#### [EXERCISE INSTRUCTIONS]
Below, find the line containing "Output the Python" and the line containing "plt.rcParams['font.family'] = ['Open"; reproduce exactly those two and every line between them, omitting pictures.

#### [DATASET ROWS]
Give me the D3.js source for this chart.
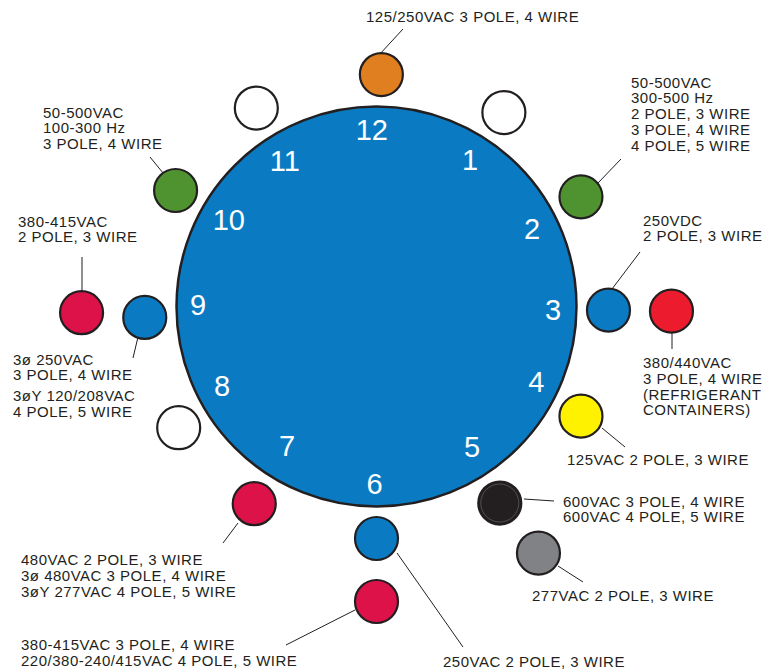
<!DOCTYPE html>
<html>
<head>
<meta charset="utf-8">
<script src="https://cdn.jsdelivr.net/npm/d3@7/dist/d3.min.js"></script>
<style>
  html, body { margin: 0; padding: 0; background: #fff; }
  svg { display: block; }
  .note { font-family: "Liberation Sans", Arial, Helvetica, sans-serif; font-size: 15px; letter-spacing: 0.5px; fill: #231f20; }
  .hour { font-family: "Liberation Sans", Arial, Helvetica, sans-serif; font-size: 29px; fill: #fff; }
</style>
</head>
<body>
<div id="chart"></div>
<script>
// clock face numbers and where they sit (clock hour, distance from centre)
var hourLabels = ["12", "1", "2", "3", "4", "5", "6", "7", "8", "9", "10", "11"];
var hourPos = [-0.05, 1.08, 2.11, 3.03, 3.84, 4.86, 6.02, 7.09, 8.10, 9.02, 10.02, 10.93];
var hourDist = [176.6, 174.6, 174.2, 176.5, 176.5, 169.9, 177.5, 165.7, 173.3, 178.5, 171.5, 172.7];

// keyway pins: clock position, ring (1 = inner, 2 = outer), colour
var pinHour = [0.04, 10.96, 1.11, 10.0, 2.06, 3.03, 3.03, 3.94, 4.93, 4.89, 6.0, 6.0, 7.06, 7.95, 8.91, 8.96];
var pinRing = [1, 1, 1, 1, 1, 1, 2, 1, 1, 2, 1, 2, 1, 1, 1, 2];
var pinColor = ["#e07f1f", "#fff", "#fff", "#4f9331", "#4f9331", "#0a7bc2", "#ec1c2e", "#fff200",
                "#231f20", "#808285", "#0a7bc2", "#dd1249", "#dd1249", "#fff", "#0a7bc2", "#dd1249"];

// callout texts
var noteLines = [
  ["125/250VAC 3 POLE, 4 WIRE"],
  ["50-500VAC", "100-300 Hz", "3 POLE, 4 WIRE"],
  ["380-415VAC", "2 POLE, 3 WIRE"],
  ["3ø 250VAC", "3 POLE, 4 WIRE"],
  ["3øY 120/208VAC", "4 POLE, 5 WIRE"],
  ["50-500VAC", "300-500 Hz", "2 POLE, 3 WIRE", "3 POLE, 4 WIRE", "4 POLE, 5 WIRE"],
  ["250VDC", "2 POLE, 3 WIRE"],
  ["380/440VAC", "3 POLE, 4 WIRE", "(REFRIGERANT", "CONTAINERS)"],
  ["125VAC 2 POLE, 3 WIRE"],
  ["600VAC 3 POLE, 4 WIRE", "600VAC 4 POLE, 5 WIRE"],
  ["277VAC 2 POLE, 3 WIRE"],
  ["250VAC 2 POLE, 3 WIRE"],
  ["380-415VAC 3 POLE, 4 WIRE", "220/380-240/415VAC 4 POLE, 5 WIRE"],
  ["480VAC 2 POLE, 3 WIRE", "3ø 480VAC 3 POLE, 4 WIRE", "3øY 277VAC 4 POLE, 5 WIRE"]
];

// layout (annotation placement, not data)
var width = 765, height = 671;
var cx = 376.5, cy = 306.5, faceR = 200, pinR = 21.5, lineH = 15.8;
var noteAt = [[366, 22], [43, 117.5], [18, 226.5], [13, 364.5], [13, 401], [631, 87.5], [643, 225.5],
              [643, 368], [567, 465], [563, 506.5], [532, 600.5], [443, 667], [21, 650], [21, 565]];
var leaders = [[379, 55, 403, 29], [163, 173, 150, 157], [82, 290, 82, 257], [138, 337, 133, 358],
               [598, 183, 621, 159], [612, 289, 640, 252], [672, 333, 672, 349], [602, 428, 625, 447],
               [524, 499, 554, 501], [558, 566, 583, 582], [397, 553, 463, 647], [355, 610, 286, 645],
               [238, 523, 223, 543]];

var angle = d3.scaleLinear().domain([0, 12]).range([0, 2 * Math.PI]);
var ring = d3.scaleOrdinal().domain([1, 2]).range([232, 295]);

function px(h, r) { return cx + r * Math.sin(angle(h)); }
function py(h, r) { return cy - r * Math.cos(angle(h)); }

var svg = d3.select("#chart").append("svg")
    .attr("width", width)
    .attr("height", height);

// leader lines under everything
svg.append("g").selectAll("line")
    .data(leaders)
    .enter().append("line")
    .attr("x1", function (d) { return d[0]; })
    .attr("y1", function (d) { return d[1]; })
    .attr("x2", function (d) { return d[2]; })
    .attr("y2", function (d) { return d[3]; })
    .attr("stroke", "#231f20")
    .attr("stroke-width", 1);

// big face
svg.append("circle")
    .attr("cx", cx).attr("cy", cy).attr("r", faceR)
    .attr("fill", "#0a7bc2")
    .attr("stroke", "#231f20")
    .attr("stroke-width", 2.5);

svg.append("g").selectAll("text")
    .data(hourLabels)
    .enter().append("text")
    .attr("class", "hour")
    .attr("text-anchor", "middle")
    .attr("x", function (d, i) { return px(hourPos[i], hourDist[i]); })
    .attr("y", function (d, i) { return py(hourPos[i], hourDist[i]); })
    .attr("dy", "0.36em")
    .text(function (d) { return d; });

// pins
svg.append("g").selectAll("circle")
    .data(pinHour)
    .enter().append("circle")
    .attr("cx", function (d, i) { return px(d, ring(pinRing[i])); })
    .attr("cy", function (d, i) { return py(d, ring(pinRing[i])); })
    .attr("r", pinR)
    .attr("fill", function (d, i) { return pinColor[i]; })
    .attr("stroke", "#231f20")
    .attr("stroke-width", 2.2);

// faint inner ring on the black pin
svg.append("circle")
    .attr("cx", px(pinHour[8], ring(pinRing[8])))
    .attr("cy", py(pinHour[8], ring(pinRing[8])))
    .attr("r", pinR - 2.5)
    .attr("fill", "none")
    .attr("stroke", "#6d6e71")
    .attr("stroke-width", 0.6);

// callouts
var notes = svg.append("g").selectAll("text")
    .data(noteLines)
    .enter().append("text")
    .attr("class", "note")
    .attr("x", function (d, i) { return noteAt[i][0]; })
    .attr("y", function (d, i) { return noteAt[i][1]; });

notes.selectAll("tspan")
    .data(function (d, i) { return d.map(function (s) { return {s: s, x: noteAt[i][0]}; }); })
    .enter().append("tspan")
    .attr("x", function (d) { return d.x; })
    .attr("dy", function (d, j) { return j === 0 ? 0 : lineH; })
    .text(function (d) { return d.s; });
</script>
</body>
</html>
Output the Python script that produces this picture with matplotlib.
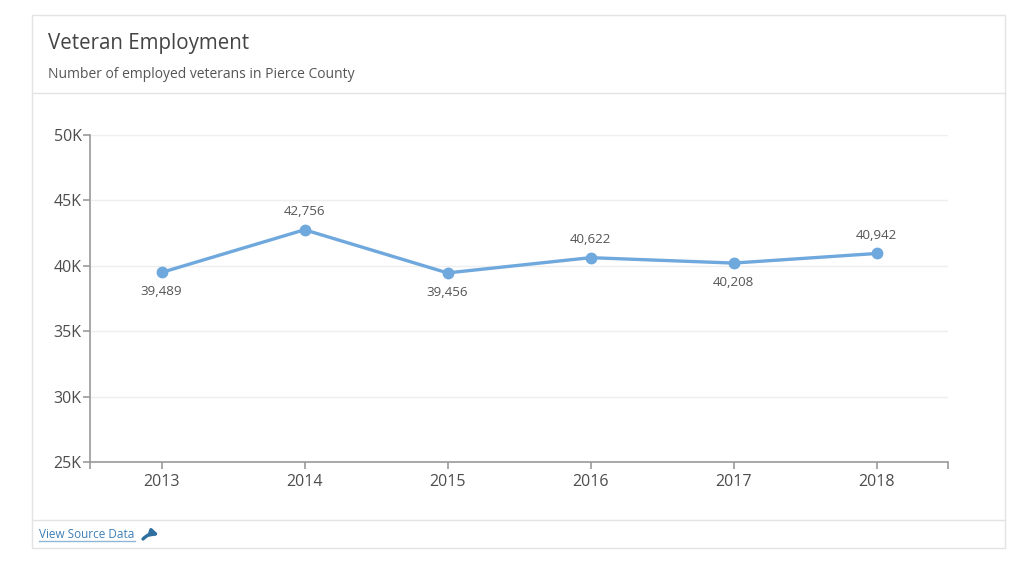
import matplotlib.pyplot as plt
from matplotlib.patches import Rectangle, FancyArrowPatch
from matplotlib.lines import Line2D

plt.rcParams['font.family'] = ['Open Sans', 'DejaVu Sans']

# data
years = ['2013', '2014', '2015', '2016', '2017', '2018']
employed = [39489, 42756, 39456, 40622, 40208, 40942]
label_above = [False, True, False, True, False, True]
y_ticks = [25000, 30000, 35000, 40000, 45000, 50000]
y_tick_labels = ['25K', '30K', '35K', '40K', '45K', '50K']

W, H = 1024, 562
fig = plt.figure(figsize=(W / 100, H / 100), dpi=100)
fig.patch.set_facecolor('white')

def fx(px):
    return px / W

def fy(py):
    return 1 - py / H

# card frame and separators
fig.patches.append(Rectangle((fx(32), fy(548)), fx(1005) - fx(32), fy(15) - fy(548),
                             transform=fig.transFigure, facecolor='none',
                             edgecolor='#e3e3e3', linewidth=1))
for py in (93, 520):
    fig.add_artist(Line2D([fx(32), fx(1005)], [fy(py), fy(py)],
                          transform=fig.transFigure, color='#e3e3e3', linewidth=1))

fig.text(fx(48), fy(43), 'Veteran Employment', fontsize=14.8, color='#444444', va='center')
fig.text(fx(48), fy(75), 'Number of employed veterans in Pierce County', fontsize=10,
         color='#555555', va='center')

fig.text(fx(39), fy(534), 'View Source Data', fontsize=8.5, color='#3f7fb5', va='center')
fig.add_artist(Line2D([fx(39), fx(135)], [fy(541), fy(541)], transform=fig.transFigure,
                      color='#8fb8d8', linewidth=1))
fig.add_artist(FancyArrowPatch((fx(143), fy(539)), (fx(159), fy(535)),
                               transform=fig.transFigure, connectionstyle='arc3,rad=-0.3',
                               arrowstyle='-|>', mutation_scale=10, shrinkA=0, shrinkB=0,
                               color='#2f6f9f', linewidth=2.4))

# chart area
ax = fig.add_axes([fx(90), fy(462), fx(948) - fx(90), fy(135) - fy(462)])
x = list(range(len(years)))
ax.plot(x, employed, color='#6fa8dc', linewidth=2.4, marker='o', markersize=7.5, zorder=3)

for xi, v, up in zip(x, employed, label_above):
    ax.annotate(f'{v:,}', (xi, v), xytext=(0, 13 if up else -14), textcoords='offset points',
                ha='center', va='center', fontsize=9.6, color='#555555')

ax.set_xlim(-0.5, len(years) - 0.5)
ax.set_ylim(25000, 50000)
ax.set_xticks(x)
ax.set_xticklabels(years)
ax.set_xticks([-0.5, len(years) - 0.5], minor=True)
ax.set_yticks(y_ticks)
ax.set_yticklabels(y_tick_labels)
ax.grid(axis='y', color='#eeeeee', linewidth=1)
ax.set_axisbelow(True)

for s in ('top', 'right'):
    ax.spines[s].set_visible(False)
for s in ('left', 'bottom'):
    ax.spines[s].set_color('#999999')
    ax.spines[s].set_linewidth(1.2)

ax.tick_params(axis='both', which='both', colors='#999999', labelcolor='#4d4d4d',
               labelsize=11.5, length=5, width=1.2)
ax.tick_params(axis='x', pad=4)
ax.tick_params(axis='y', pad=1)

fig.savefig('out.png', dpi=100, facecolor='white')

#### [RESULT FOR THIS TASK]
Output the Python script that produces this picture with matplotlib.
import matplotlib.pyplot as plt
from matplotlib.patches import Rectangle, FancyArrowPatch
from matplotlib.lines import Line2D

plt.rcParams['font.family'] = ['Open Sans', 'DejaVu Sans']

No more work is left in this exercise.